GEOFFREY KELLY and F. BURTON NELSON The Cost of Moral Leadership: The Spirituality of Dietrich Bonhoeffer. Grand Rapids: Eerdman's, 2003. pp. xvii + 300. $25.00 pb. ISBN 0-8028-0511-6
Reviewed by Craig HOVEY, Fuller Theological Seminary, PASADENA, CA 91182

Geoffrey Kelly and F. Burton Nelson have written a timely introduction to the life and witness of Dietrich Bonhoeffer. Their approach acknowledges a point that is importantly true in the case of Bonhoeffer, as Eberhard Bethge pointed out, namely, that the thoughts cannot be separated from the man and his times. One of the ironies of the enduring significance and appeal of Bonhoeffer is that he was not trying to write "for the ages." Instead, he was actively involved in trying to articulate, from within Nazi Germany, a Christian theology that took seriously the Church and its call to love enemies and neighbors, particularly when one's neighbor was one's enemy, that is, a Jew.

For all the excitement and drama of the life they tell, Kelly and Nelson should be praised for refusing to minimize the centrality of Jesus to everything that Bonhoeffer tried to embody in what they are calling his spirituality. As much as this tends to be a slippery concept in our times, the authors rightly show how, for Bonhoeffer, unconditional love and compassion are central to Bonhoeffer's spirituality only because Jesus, the exemplar of these things, was central. With Bonhoeffer's emphasis on discipleship, spirituality could never be reduced to aphorisms nor abstracted to a set of principles. The goal of spirituality for Bonhoeffer, likewise, was never enlightenment, but active engagement in the particular struggles of God's people in divine love for the world.

Readers who are new to Bonhoeffer may be surprised to learn that this allegedly Christian pacifist found himself involved with a resistance group plotting to assassinate Hitler. But it is not surprising that, for all the possible contradictions he exposed himself to, Bonhoeffer was consistently driven by an unshakable concern to see justice done on account of the poor and dispossessed. Kelly and Nelson tell the story of how Bonhoeffer resisted the advice of his teacher at Union Seminary, Reinhold Niebuhr, who attempted to dissuade him from a Gandhi-like pacifism which he claimed would not work in Germany. But Bonhoeffer's refusal of Niebuhrian realism was at least superficially ended when he joined the Abwehr and produced his Ethics. For the time, however, he was persuaded to return to Germany and serve, through nonviolence, the Church which had, by that time, almost entirely capitulated itself to the Reich. But Bonhoeffer never gave up on the church as the locus for spirituality since, as the authors observe, the spiritual life could not be separated from actively following Christ. The Confessing Church refused to let the Christian community vanish through privatization and political insignificance. Instead, it was emblematic of the visible reality that the kingdom of God cannot but issue forth in witness.

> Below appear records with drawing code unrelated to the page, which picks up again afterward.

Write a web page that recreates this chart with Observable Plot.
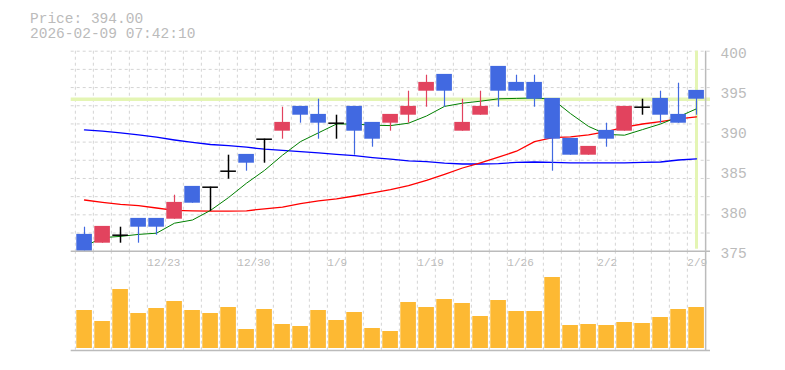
<!DOCTYPE html>
<html><head><meta charset="utf-8">
<script src="https://cdn.jsdelivr.net/npm/d3@7"></script>
<script src="https://cdn.jsdelivr.net/npm/@observablehq/plot@0.6"></script>
<style>
body{margin:0;background:#fff;}
#wrap{position:relative;width:785px;height:370px;overflow:hidden;background:#fff;}
#wrap svg{position:absolute;left:0;top:0;}
.title{position:absolute;left:30px;font-family:"Liberation Mono",monospace;font-size:14.5px;color:#bbb;line-height:14.5px;height:14.5px;white-space:pre;}
</style></head><body>
<div id="wrap">
<div class="title" id="t1" style="top:11.5px"></div>
<div class="title" id="t2" style="top:27px"></div>
</div>
<script>
const dates = ["12/17","12/18","12/19","12/22","12/23","12/24","12/25","12/26","12/29","12/30","1/5","1/6","1/7","1/8","1/9","1/13","1/14","1/15","1/16","1/19","1/20","1/21","1/22","1/23","1/26","1/27","1/28","1/29","1/30","2/2","2/3","2/4","2/5","2/6","2/9"];
const open  = [377,376,377,379,379,379,383,383,385,387,389,390,393,392,391,393,391,391,392,395,397,390,392,398,396,396,394,389,387,390,390,393,394,392,395];
const high  = [378,378,378,379,379,382,383,383,387,387,389,393,393,394,392,393,391,392,395,397,397,394,395,398,397,397,394,389,388,391,393,394,395,396,395];
const low   = [375,376,376,376,377,379,381,380,384,385,386,389,391,389,389,387,388,390,391,393,393,390,392,393,395,393,385,387,387,388,390,392,391,391,392];
const close = [375,378,377,378,378,381,381,383,385,386,389,391,392,391,391,390,389,392,393,396,395,391,393,395,395,394,389,387,388,389,393,393,392,391,394];
const volume = [3800,2700,5900,3500,4000,4700,3800,3500,4100,1900,3900,2400,2200,3800,2800,3600,2000,1700,4600,4100,4900,4500,3200,4800,3700,3700,7100,2300,2400,2300,2600,2500,3100,3900,4100];
const ma5  = [375.6,376.7,376.85,377.1,377.25,378.5,378.9,380.1,381.7,383.5,385.1,387.0,388.7,389.8,390.9,390.9,390.75,390.7,391.0,391.9,393.1,393.5,393.75,394.05,394.1,394.15,394.0,392.2,390.6,389.6,389.5,390.2,390.9,391.8,392.8];
const ma25 = [381.4,381.1,380.85,380.7,380.4,380.1,380.05,380.0,380.0,380.05,380.3,380.5,380.95,381.3,381.55,381.9,382.3,382.7,383.2,383.85,384.6,385.4,386.05,386.75,387.5,388.7,389.2,389.3,389.55,389.96,390.5,390.9,391.2,391.55,391.8];
const ma75 = [390.17,390.0,389.8,389.55,389.25,388.9,388.6,388.34,388.2,388.0,387.75,387.6,387.45,387.3,387.1,386.95,386.7,386.5,386.3,386.2,386.0,385.9,385.9,385.95,386.1,386.15,386.1,386.05,386.05,386.05,386.05,386.1,386.15,386.4,386.55];
const yTicks = [375,380,385,390,395,400];
const xTickLabels = ["12/23","12/30","1/9","1/19","1/26","2/2","2/9"];
const timestamp = "2026-02-09 07:42:10";

const rows = dates.map((d,i)=>({date:d, open:open[i], high:high[i], low:low[i], close:close[i], volume:volume[i], ma5:ma5[i], ma25:ma25[i], ma75:ma75[i]}));
const lastRow = rows[rows.length-1];
document.getElementById("t1").textContent = "Price: " + lastRow.close.toFixed(2);
document.getElementById("t2").textContent = timestamp;

const W = 785, H = 370, ML = 70.7, MR = 75;
const bw = (W - ML - MR) / dates.length;
const UP = "#e2435e", DOWN = "#4169e1", GRID = "#d4d4d4", AX = "#bbbbbb", HL = "#e4f5b4";
const candleColor = d => d.close > d.open ? UP : DOWN;
const nonFlat = rows.filter(d => d.close !== d.open);
const flat = rows.filter(d => d.close === d.open);
const gridY = d3.range(12).map(i => 375 + i * 25 / 11);
const xScale = {type: "band", domain: dates, padding: 0, axis: null, label: null};
const baseStyle = {background: "transparent", fontFamily: "Liberation Mono", color: AX, overflow: "visible"};

const price = Plot.plot({
  width: W, height: H, marginLeft: ML, marginRight: MR, marginTop: 50.7, marginBottom: H - 250.7,
  x: xScale,
  y: {domain: [375, 400], axis: null, label: null},
  style: baseStyle,
  marks: [
    Plot.ruleY(gridY.slice(1), {stroke: GRID, strokeDasharray: "3,3"}),
    Plot.ruleX(dates, {x: d => d, dx: -bw/2, stroke: GRID, strokeDasharray: "3,3"}),
    Plot.ruleY([lastRow.close], {stroke: HL, strokeWidth: 3.5}),
    Plot.ruleX([lastRow.date], {stroke: HL, strokeWidth: 3, insetBottom: 2}),
    Plot.lineY(rows, {x: "date", y: "ma75", stroke: "#0000ff", strokeWidth: 1.3}),
    Plot.lineY(rows, {x: "date", y: "ma25", stroke: "#ff0000", strokeWidth: 1.3}),
    Plot.lineY(rows, {x: "date", y: "ma5", stroke: "#008000", strokeWidth: 1}),
    Plot.ruleX(nonFlat, {x: "date", y1: "low", y2: "high", stroke: candleColor, strokeWidth: 1.2}),
    Plot.barY(nonFlat, {x: "date", y1: d => Math.min(d.open, d.close), y2: d => Math.max(d.open, d.close), fill: candleColor, insetLeft: 1.3, insetRight: 1.1, insetTop: -0.8}),
    Plot.ruleX(flat, {x: "date", y1: "low", y2: "high", stroke: "#000", strokeWidth: 1.5}),
    Plot.tickY(flat, {x: "date", y: "close", stroke: "#000", strokeWidth: 1.5, insetLeft: 1.3, insetRight: 1.1}),
    Plot.ruleY([375], {stroke: AX, strokeWidth: 1.5}),
    Plot.ruleX([lastRow.date], {dx: bw/2, stroke: AX, strokeWidth: 1.5}),
    Plot.axisY(yTicks, {anchor: "right", tickSize: 0, tickPadding: 10, fontSize: 14.5, dy: 2, fill: AX, label: null}),
    Plot.axisX(xTickLabels, {anchor: "bottom", tickSize: 0, tickPadding: 7, textAnchor: "start", dx: -bw/2, fontSize: 11, fill: AX, label: null})
  ]
});

const vol = Plot.plot({
  width: W, height: H, marginLeft: ML, marginRight: MR, marginTop: 250.7, marginBottom: H - 348,
  x: xScale,
  y: {domain: [0, 9730], axis: null, label: null},
  style: baseStyle,
  marks: [
    Plot.ruleX(dates, {x: d => d, dx: -bw/2, stroke: GRID, strokeDasharray: "3,3", insetBottom: -2}),
    Plot.barY(rows, {x: "date", y: "volume", fill: "#fdb933", insetLeft: 1.3, insetRight: 1.1}),
    Plot.ruleY([0], {stroke: AX, strokeWidth: 1.5, dy: 2}),
    Plot.ruleX([lastRow.date], {dx: bw/2, stroke: AX, strokeWidth: 1.5, insetBottom: -2})
  ]
});

const wrap = document.getElementById("wrap");
wrap.insertBefore(vol, wrap.firstChild);
wrap.insertBefore(price, wrap.firstChild.nextSibling);
</script>
</body></html>
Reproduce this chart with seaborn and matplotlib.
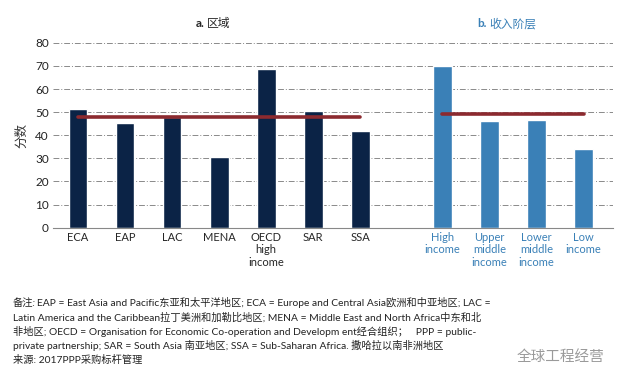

Kelly and Nelson have structured their book in ten chapters, the first being biographical and the remaining nine reflecting different aspects of a single spirituality (such as justice, discipleship, christocentrism, community, and preaching). The authors often point out clear and relevant parallels between Bonhoeffer's world and our own. In his response to injustice, Bonhoeffer is repeatedly compared to Oscar Romero and the struggles faced by that moral leader and fellow martyr in El Salvador closer to our own time. And the authors rightly draw our attention to parallels between Germany in the 1930's and contemporary America. Both nations found their churches, like the surrounding culture, obsessed with national security and willingly turning over to the governments personal freedoms and consent to wage secret wars.

For all of its many virtues, one suspects that this book would have benefited from more careful editing. Many of the key quotes appear more than once (e.g. 12, 89) and much of the biographical information is repeated throughout, often as though it is being introduced for the first time. This is certainly a symptom of the authors' unnecessary attempts to make the chapters stand alone thematically. Nevertheless, those who are looking for a fine, thorough introduction to the life and work of Bonhoeffer will be pleased and will likely return to it, not only for information, but also inspiration.